Crustal Structure and Deformation beneath the NE Margin of the Tibetan Plateau Revealed by Receiver Function Data

Tuesday, 16 December 2014
Qiong Wang1,2, Fenglin Niu2,3, Yuan Gao4 and Yun-Tai Chen1, (1)Institute of Geophysics, China Eathquake Administration, Beijing, China, (2)Rice University, Houston, TX, United States, (3)China University of Petroleum, State Key Laboratory of Petroleum Resource and Prospecting, and Unconventional Natural Gas Institute, Beijing, China, (4)IES Institute of Earthquake Science, China Earthquake Administration, Beijing, China
The large-scale surface deformation, uplifting and faulting occurring at the NE margin of the Tibetan plateau are generally believed to be caused by the continuous collision between the India and Eurasia since ~50 millions years ago. However, the style and amount of the subsurface deformation induced by the collision, especially those inside the lower crust and upper mantle, are still debated.

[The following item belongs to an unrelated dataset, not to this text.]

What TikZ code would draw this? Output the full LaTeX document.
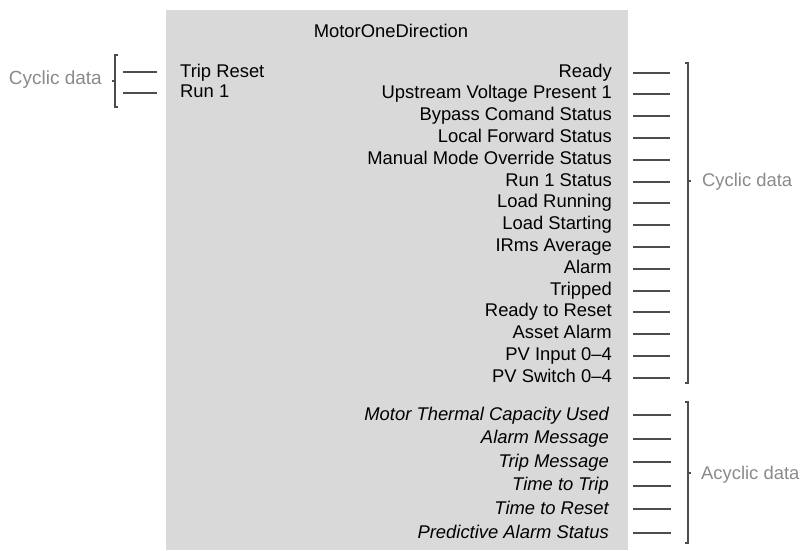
\documentclass[tikz,border=0pt]{standalone}
\usepackage{fontspec}
\setmainfont{Liberation Sans}
\usepackage{xcolor}
\usetikzlibrary{calc}

\definecolor{blockgray}{HTML}{D9D9D9}
\definecolor{pingray}{HTML}{4D4D4D}
\definecolor{labelgray}{HTML}{8A8A8A}

\begin{document}
\begin{tikzpicture}[x=1pt,y=-1pt,
    txt/.style={inner sep=0pt,font=\fontsize{18.4}{22}\selectfont},
    sig/.style={txt,anchor=base east},
    grp/.style={txt,text=labelgray},
    pin/.style={pingray,line width=2pt},
    brk/.style={pingray,line width=1.6pt}]
  \useasboundingbox (0,0) rectangle (801,550);
  % --- Baustein ---
  \fill[blockgray] (166,10) rectangle (628,550);
  \node[txt,anchor=base] (title) at (391,37.5) {MotorOneDirection};
  % --- Eingaenge ---
  \foreach \t [count=\i from 0] in {Trip Reset,Run 1} {
    \node[txt,anchor=base west] (in-\i) at (180,{77+20.5*\i}) {\t};
    \coordinate (ia-\i) at (123,{round(72+20.5*\i)});
    \coordinate (ib-\i) at (157,{round(72+20.5*\i)});
    \draw[pin] (ia-\i) -- (ib-\i);
  }
  \draw[brk] (118,55) -- (115,55) -- (115,107) -- (118,107);
  \draw[brk] (115,81) -- (112,81);
  \node[grp,anchor=base east,font=\fontsize{19}{22}\selectfont] (cyc-in) at (102,84) {Cyclic data};
  % --- Ausgaenge, zyklisch ---
  \foreach \t [count=\i from 0] in {Ready,Upstream Voltage Present 1,Bypass Comand Status,Local Forward Status,Manual Mode Override Status,Run 1 Status,Load Running,Load Starting,IRms Average,Alarm,Tripped,Ready to Reset,Asset Alarm,PV Input 0--4,PV Switch 0--4} {
    \node[sig] (out-\i) at (612,{77+21.8*\i}) {\t};
    \coordinate (oa-\i) at (633,{round(72.5+21.8*\i)});
    \coordinate (ob-\i) at (670,{round(72.5+21.8*\i)});
    \draw[pin] (oa-\i) -- (ob-\i);
  }
  \draw[brk] (685,63) -- (688,63) -- (688,383) -- (685,383);
  \draw[brk] (688,181) -- (691,181);
  \node[grp,anchor=base west] (cyc-out) at (702,186) {Cyclic data};
  % --- Ausgaenge, azyklisch ---
  \foreach \t [count=\i from 0] in {Motor Thermal Capacity Used,Alarm Message,Trip Message,Time to Trip,Time to Reset,Predictive Alarm Status} {
    \node[sig,font=\fontsize{18.4}{22}\selectfont\itshape] (acy-\i) at (609,{420+23.6*\i}) {\t};
    \coordinate (aa-\i) at (633,{round(415+23.5*\i)});
    \coordinate (ab-\i) at (671,{round(415+23.5*\i)});
    \draw[pin] (aa-\i) -- (ab-\i);
  }
  \draw[brk] (685,402) -- (688,402) -- (688,543) -- (685,543);
  \draw[brk] (688,473) -- (691,473);
  \node[grp,anchor=base west] (acyc-out) at (701,479) {Acyclic data};
\end{tikzpicture}
\end{document}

We analyzed a large amount of receiver function data recorded by 204 broadband stations in the area between 08/2007 and 10/2013 to estimate the crustal velocity and anisotropy structure beneath the margin and its surrounding areas. Moho depth and average crustal Vp/Vs ratio were measured at each station using the H-κ stacking method, while seismic anisotropy parameterized by fast polarization direction and splitting time was computed by a joint analysis of radial and transverse receiver function data. The crust beneath the margin is around~50-70 km thick with a relatively low Vp/Vs ratio. Meanwhile, we found significant seismic anisotropy with a splitting time of 0.5-1.1s inside the crust beneath the margin. The fast polarization directions align well with surface structure, and follow the directions of the maximum horizontal tensile stress. The lower Vp/Vs ratio together with fast polarization direction suggests that whole crustal shortening might be the dominant mechanism for producing the thick crust beneath NE Tibet. We also compared the measured seismic anisotropy with those measured from SKS (PKS, SKKS), and found that crustal deformation plays a primarily role in explaining the observed SKS splitting data. Meanwhile, depth variation of seismic anisotropy may exist in some parts of the study area.